Yeah, especially before Let's Encrypt recently it was a complete disaster. Definitely will be better support for ECH soon.
Cloudflare helped quite a bit too, although I wouldn't call that "true" TLS as part of the connection was unencrypted. In the old Cloudflare days before Let's Encrypt existed and before Cloudflare had their self signed origin certs, often the connection between the end user and Cloudflare was encrypted, but the connection from Cloudflare to the origin server wasn't. People were celebrating Cloudflare as a way to easily add TLS to a site, but in the background it was still plain text!
I think all browsers will refuse to load a resource over HTTP if the website is served over HTTPS.
The only place (other than old unmaintained sites) I’ve seen no TLS has been promotional sites for video games. Possibly something hastily thrown together?

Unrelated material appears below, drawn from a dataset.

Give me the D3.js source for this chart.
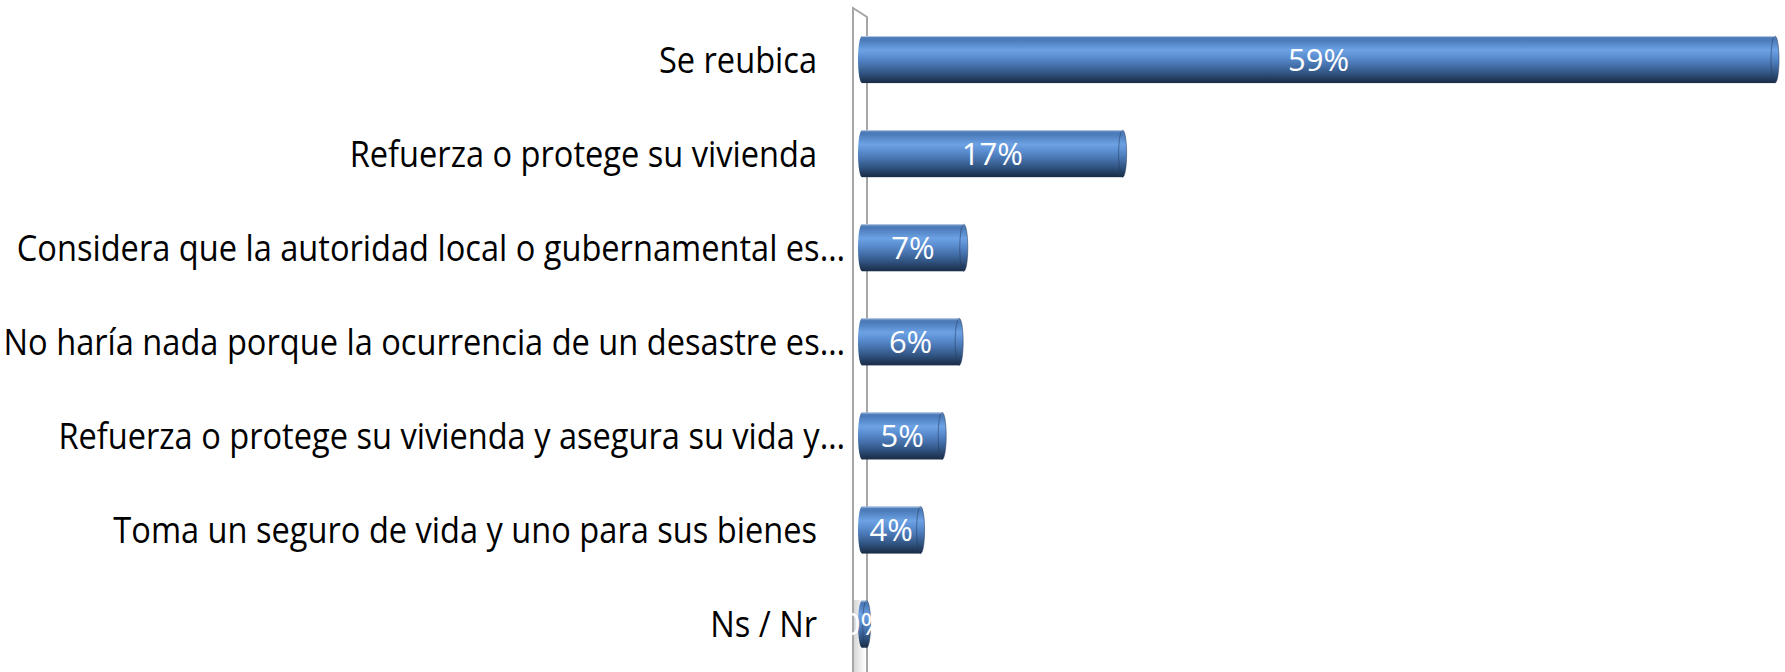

You're right, but HTTPS implementation added real, tangible benefits that everyone could understand. I think ECH is a little more abstract for the average user, which is why I compared it to DNSSEC which has notoriously poor buy-in.
Obviously I hope ECH becomes a well-implemented standard. I'm just rather cynical that it'll be the case.
Apparently, Cloudflare already supports ECH, and a not-insignificant number of websites use them.
Unfortunately though, is that it's cloudflare
Can you give me more insight as to why you don't like cloudflare? I'm barely informed about this.
They created ECH. It makes what hosts you are visiting exclusive to them and browser companies when in use. You get marginal privacy through less companies being able to harvest your data.
Its marginal because that data is probably sold anyways.
That said, less competitors with the same data drives up the value when it does get sold which benefits, you guessed it, the author which is Cloudflare.
I encourage everyone to read this
https://0xacab.org/dCF/deCloudflare/-/blob/master/readme/en.md
https://stallman.org/cloudflare.html
Wouldn't it be better if reverse proxies simply had a "default key" meant to encrypt the SNI after an unencrypted "hello" is received?
Including DNS in this seems weird.
What would stop a MITM attacker from replacing the key? The server can't sign the key if it doesn't know which domain the client is trusting.